- Supplied information

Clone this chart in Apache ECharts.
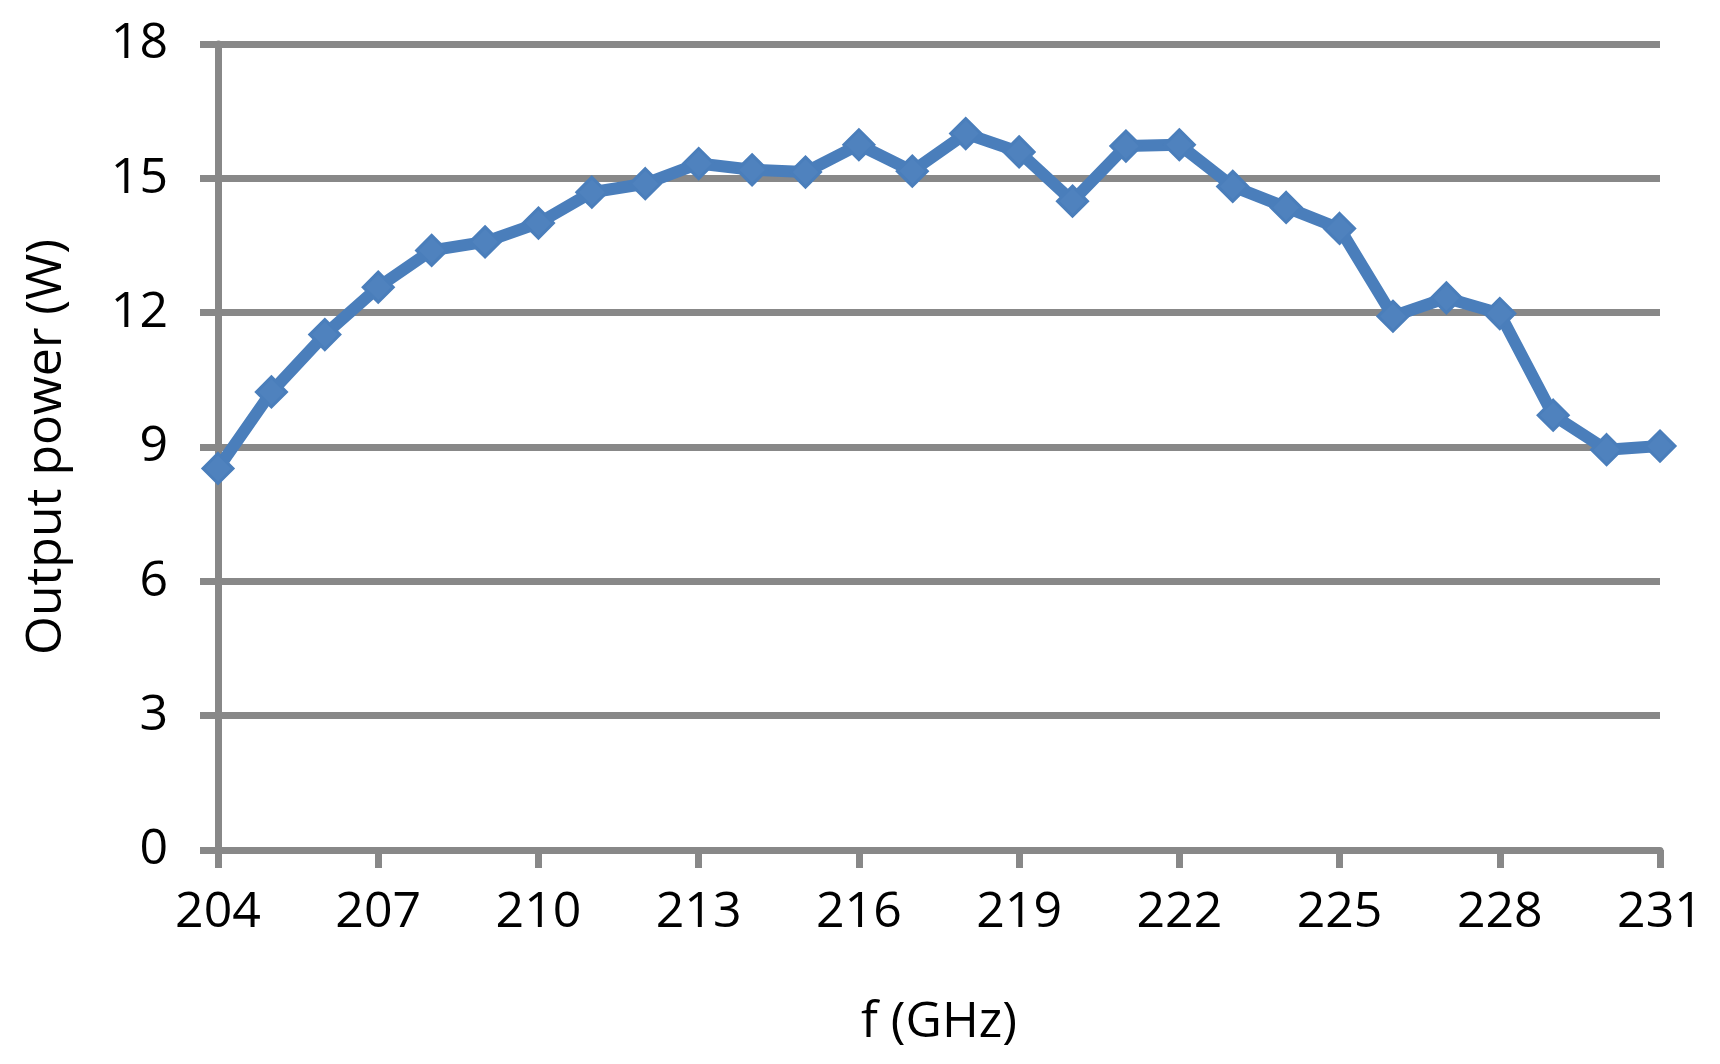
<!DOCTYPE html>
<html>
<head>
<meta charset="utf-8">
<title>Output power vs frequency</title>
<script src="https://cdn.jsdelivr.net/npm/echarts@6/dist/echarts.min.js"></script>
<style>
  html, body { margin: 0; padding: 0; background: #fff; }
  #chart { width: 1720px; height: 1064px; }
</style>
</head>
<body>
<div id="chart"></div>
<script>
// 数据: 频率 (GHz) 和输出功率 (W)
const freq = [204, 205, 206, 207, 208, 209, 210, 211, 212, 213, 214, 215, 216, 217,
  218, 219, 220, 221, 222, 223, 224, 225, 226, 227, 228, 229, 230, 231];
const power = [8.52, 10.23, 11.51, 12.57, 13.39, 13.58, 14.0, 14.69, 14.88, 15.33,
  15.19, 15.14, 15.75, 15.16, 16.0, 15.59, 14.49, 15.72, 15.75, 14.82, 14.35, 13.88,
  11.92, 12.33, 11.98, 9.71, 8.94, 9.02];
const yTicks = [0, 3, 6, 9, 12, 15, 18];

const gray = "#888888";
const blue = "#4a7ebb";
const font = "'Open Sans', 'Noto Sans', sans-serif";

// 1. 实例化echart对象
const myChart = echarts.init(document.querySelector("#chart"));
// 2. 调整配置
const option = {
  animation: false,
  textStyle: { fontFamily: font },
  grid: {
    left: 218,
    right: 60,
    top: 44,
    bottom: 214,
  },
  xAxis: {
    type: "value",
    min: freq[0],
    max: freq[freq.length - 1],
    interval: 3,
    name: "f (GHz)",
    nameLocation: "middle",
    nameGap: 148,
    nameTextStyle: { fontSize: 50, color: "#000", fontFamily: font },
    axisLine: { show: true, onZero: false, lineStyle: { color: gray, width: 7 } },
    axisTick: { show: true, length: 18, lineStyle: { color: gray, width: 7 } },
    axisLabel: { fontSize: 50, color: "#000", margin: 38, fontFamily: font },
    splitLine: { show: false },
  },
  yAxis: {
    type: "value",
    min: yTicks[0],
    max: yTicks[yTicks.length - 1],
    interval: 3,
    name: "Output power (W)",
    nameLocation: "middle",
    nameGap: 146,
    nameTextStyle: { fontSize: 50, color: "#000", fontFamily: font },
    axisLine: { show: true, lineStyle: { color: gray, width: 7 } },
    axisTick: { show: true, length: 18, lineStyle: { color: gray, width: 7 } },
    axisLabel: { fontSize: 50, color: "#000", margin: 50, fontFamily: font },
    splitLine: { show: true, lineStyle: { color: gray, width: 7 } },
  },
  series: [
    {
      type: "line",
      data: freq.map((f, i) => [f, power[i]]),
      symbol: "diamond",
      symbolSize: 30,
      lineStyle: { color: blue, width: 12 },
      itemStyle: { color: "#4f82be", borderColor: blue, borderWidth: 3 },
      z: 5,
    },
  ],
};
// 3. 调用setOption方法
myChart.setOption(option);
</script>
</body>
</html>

- Exercise requirements
Copy out every line of the material above exactly, skipping the pictures.

- Expected answer
Clone this chart in Apache ECharts.
<!DOCTYPE html>
<html>
<head>
<meta charset="utf-8">
<title>Output power vs frequency</title>
<script src="https://cdn.jsdelivr.net/npm/echarts@6/dist/echarts.min.js"></script>
<style>
  html, body { margin: 0; padding: 0; background: #fff; }
  #chart { width: 1720px; height: 1064px; }
</style>
</head>
<body>
<div id="chart"></div>
<script>
// 数据: 频率 (GHz) 和输出功率 (W)
const freq = [204, 205, 206, 207, 208, 209, 210, 211, 212, 213, 214, 215, 216, 217,
  218, 219, 220, 221, 222, 223, 224, 225, 226, 227, 228, 229, 230, 231];
const power = [8.52, 10.23, 11.51, 12.57, 13.39, 13.58, 14.0, 14.69, 14.88, 15.33,
  15.19, 15.14, 15.75, 15.16, 16.0, 15.59, 14.49, 15.72, 15.75, 14.82, 14.35, 13.88,
  11.92, 12.33, 11.98, 9.71, 8.94, 9.02];
const yTicks = [0, 3, 6, 9, 12, 15, 18];

const gray = "#888888";
const blue = "#4a7ebb";
const font = "'Open Sans', 'Noto Sans', sans-serif";

// 1. 实例化echart对象
const myChart = echarts.init(document.querySelector("#chart"));
// 2. 调整配置
const option = {
  animation: false,
  textStyle: { fontFamily: font },
  grid: {
    left: 218,
    right: 60,
    top: 44,
    bottom: 214,
  },
  xAxis: {
    type: "value",
    min: freq[0],
    max: freq[freq.length - 1],
    interval: 3,
    name: "f (GHz)",
    nameLocation: "middle",
    nameGap: 148,
    nameTextStyle: { fontSize: 50, color: "#000", fontFamily: font },
    axisLine: { show: true, onZero: false, lineStyle: { color: gray, width: 7 } },
    axisTick: { show: true, length: 18, lineStyle: { color: gray, width: 7 } },
    axisLabel: { fontSize: 50, color: "#000", margin: 38, fontFamily: font },
    splitLine: { show: false },
  },
  yAxis: {
    type: "value",
    min: yTicks[0],
    max: yTicks[yTicks.length - 1],
    interval: 3,
    name: "Output power (W)",
    nameLocation: "middle",
    nameGap: 146,
    nameTextStyle: { fontSize: 50, color: "#000", fontFamily: font },
    axisLine: { show: true, lineStyle: { color: gray, width: 7 } },
    axisTick: { show: true, length: 18, lineStyle: { color: gray, width: 7 } },
    axisLabel: { fontSize: 50, color: "#000", margin: 50, fontFamily: font },
    splitLine: { show: true, lineStyle: { color: gray, width: 7 } },
  },
  series: [
    {
      type: "line",
      data: freq.map((f, i) => [f, power[i]]),
      symbol: "diamond",
      symbolSize: 30,
      lineStyle: { color: blue, width: 12 },
      itemStyle: { color: "#4f82be", borderColor: blue, borderWidth: 3 },
      z: 5,
    },
  ],
};
// 3. 调用setOption方法
myChart.setOption(option);
</script>
</body>
</html>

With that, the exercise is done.